Location
- Namagunga, Mukono District Uganda
- 00°22′21″N 32°53′01″E﻿ / ﻿0.37250°N 32.88361°E

Information
- Type: Public High School
- Motto: Per Scientiam Ad Virtutem (Through Knowledge to Virtue)
- Established: 1942; 84 years ago
- Head teacher: Reverend Sister Regina Nabawanuka, LSOSF
- Enrollment: 1,173 (2019)
- Athletics: Track, Tennis, Volleyball, Basketball and Golf
- Website: msmcnamagunga.ac.ug

= Mount Saint Mary's College Namagunga =

Ugandan all-girls boarding secondary school

Mount Saint Mary's College Namagunga is an all-girl boarding secondary school located in Mukono District in Uganda. The school is affiliated with the Roman Catholic Diocese of Lugazi.

==Location==
The school is on the Kampala–Jinja Highway, approximately 42 km, by road, east of Kampala, Uganda's capital and largest city. Its location is approximately 8 km, by road, west of Lugazi, the nearest town, and approximately 18 km, by road, east of Mukono, where the district headquarters are located. The geographical coordinates of the school campus are 0°22'21.0"N, 32°53'01.0"E (Latitude:0.3725; Longitude:32.8836).

==Overview==
The college was founded in February 1942 by Mother Mary Kevin of the Franciscan Sisters for Africa. It is among the best schools academically in Uganda at both the ordinary level ("O" Level), and at the advanced level ("A" Level), or high school.

==Prominent alumni==
Some of the prominent alumni of the school include:

1. Josephine Nambooze, Emeritus professor of public health at Makerere University School of Public Health. Nambooze was the first female Ugandan to qualify as a physician circa 1959.
2. Specioza Kazibwe, Physician, politician, women's advocate. First African woman elected Vice President of Uganda, serving between 1994 and 2003.
3. Winnie Byanyima, aeronautical engineer, politician and diplomat. Executive director of Oxfam International (1 May 2013- 14 August 2019), current Executive Director UNAIDS, since 2019.
4. Christine Ondoa, Physician, politician, church minister. Former minister of health in Uganda 2011-2013. Executive director of the Uganda AIDS Commission.
5. Mary Okwakol, University professor, academic administrator, and zoologist. Former Vice chancellor of Busitema University. Current Chairperson of Uganda National Examinations Board.
6. Doris Akol, Former Commissioner general of the Uganda Revenue Authority.
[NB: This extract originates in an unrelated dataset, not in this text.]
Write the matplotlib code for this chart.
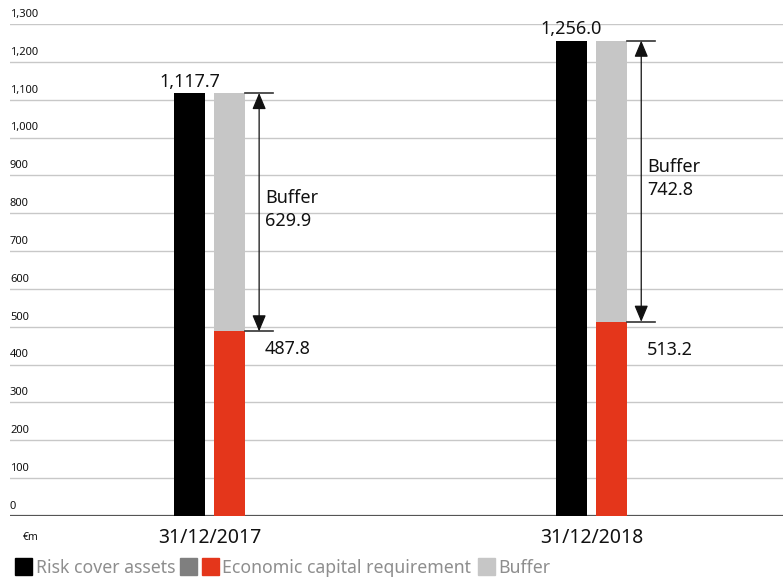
import matplotlib
matplotlib.use("Agg")
import matplotlib.pyplot as plt
from matplotlib.patches import Rectangle
from matplotlib.transforms import blended_transform_factory

# Data (EUR m)
categories = ["31/12/2017", "31/12/2018"]
risk_cover_assets = [1117.7, 1256.0]
economic_capital = [487.8, 513.2]
buffer = [629.9, 742.8]
tick_values = [0, 100, 200, 300, 400, 500, 600, 700, 800, 900, 1000, 1100, 1200, 1300]

BLACK = "#000000"
RED = "#E4361B"
LIGHT = "#C6C6C6"
MID = "#7F7F7F"
LEGEND_TEXT = "#8E8E8E"

plt.rcParams["font.family"] = ["Noto Sans", "DejaVu Sans"]

W, H = 783, 581
fig = plt.figure(figsize=(W / 100, H / 100), dpi=100)
ax_left, ax_right = 10 / W, 1.0
ax_bottom, ax_top = 1 - 516 / H, 1 - 24 / H
ax = fig.add_axes([ax_left, ax_bottom, ax_right - ax_left, ax_top - ax_bottom])

ax.set_ylim(0, 1300)
ax.set_xlim(-0.522, 1.501)
for s in ax.spines.values():
    s.set_visible(False)
ax.set_xticks([])
ax.set_yticks([])

# horizontal grid with labels sitting on top of each line
ty = blended_transform_factory(ax.transAxes, ax.transData)
for v in tick_values:
    if v == 0:
        ax.axhline(v, color="#555555", lw=1.6, zorder=1)
    else:
        ax.axhline(v, color="#C8C8C8", lw=1.0, zorder=0)
    ax.annotate(f"{v:,}", xy=(0, v), xycoords=ty, xytext=(0, 3),
                textcoords="offset points", ha="left", va="bottom",
                fontsize=8, color="#111111")

bw = 0.081
off = 0.0524
xs = list(range(len(categories)))
xb = [x - off for x in xs]
xg = [x + off for x in xs]

ax.bar(xb, risk_cover_assets, width=bw, color=BLACK, zorder=2)
ax.bar(xg, economic_capital, width=bw, color=RED, zorder=2)
ax.bar(xg, buffer, width=bw, bottom=economic_capital, color=LIGHT, zorder=2)

# gap (points) between the lower cap line and the requirement label
req_label_gap = [6, 14]

for i, x in enumerate(xs):
    top = economic_capital[i] + buffer[i]
    ax.text(xb[i], risk_cover_assets[i] + 6, f"{risk_cover_assets[i]:,.1f}",
            ha="center", va="bottom", fontsize=13, color="#111111")
    # cap lines at the top and bottom of the buffer
    for yv in (top, economic_capital[i]):
        ax.plot([x + 0.093, x + 0.166], [yv, yv], color="#333333", lw=1.2, zorder=3)
    ax.annotate("", xy=(x + 0.13, top), xytext=(x + 0.13, economic_capital[i]),
                arrowprops=dict(arrowstyle="<|-|>,head_length=1.0,head_width=0.42",
                                mutation_scale=10, color="#111111", lw=0.9,
                                shrinkA=0, shrinkB=0), zorder=3)
    ax.text(x + 0.145, (top + economic_capital[i]) / 2 + 8, f"Buffer\n{buffer[i]:.1f}",
            ha="left", va="center", fontsize=13, color="#111111", linespacing=1.35)
    ax.annotate(f"{economic_capital[i]:.1f}", xy=(x + 0.145, economic_capital[i]),
                xytext=(0, -req_label_gap[i]), textcoords="offset points",
                ha="left", va="top", fontsize=13, color="#111111")

# category labels under the baseline
tx = blended_transform_factory(ax.transData, ax.transAxes)
for x, c in zip(xs, categories):
    ax.text(x, -0.025, c, transform=tx, ha="center", va="top", fontsize=14, color="#111111")

fig.text(23 / W, 1 - 537 / H, "€m", ha="left", va="center", fontsize=7.5, color="#111111")

# legend row
def square(px, color):
    fig.patches.append(Rectangle((px / W, 1 - 575 / H), 17 / W, 17 / H,
                                 transform=fig.transFigure, color=color))

def label(px, s):
    fig.text(px / W, 1 - 568 / H, s, ha="left", va="center", fontsize=12.7, color=LEGEND_TEXT)

square(15, BLACK)
label(36, "Risk cover assets")
square(180, MID)
square(202, RED)
label(222, "Economic capital requirement")
square(478, LIGHT)
label(498, "Buffer")

fig.savefig("out.png", dpi=100)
Other prominent alumni include:

1. Sezi Mbaguta, Former Minister of State for public service.
2. Joan Kagezi (14 July 1967 - 30 March 2015), Lawyer and prosecutor. Was deputy director of Public Prosecution and head of the International Criminal Division in Uganda's Ministry of Justice.
3. Lydia Mugambe, a Ugandan lawyer and judge at the High Court of Uganda. Appointed to that court on 3 May 2013.
4. Irene Mulyagonja, Justice of the High Court of Uganda. Fourth Uganda Inspector General of Government (2012 until 2020).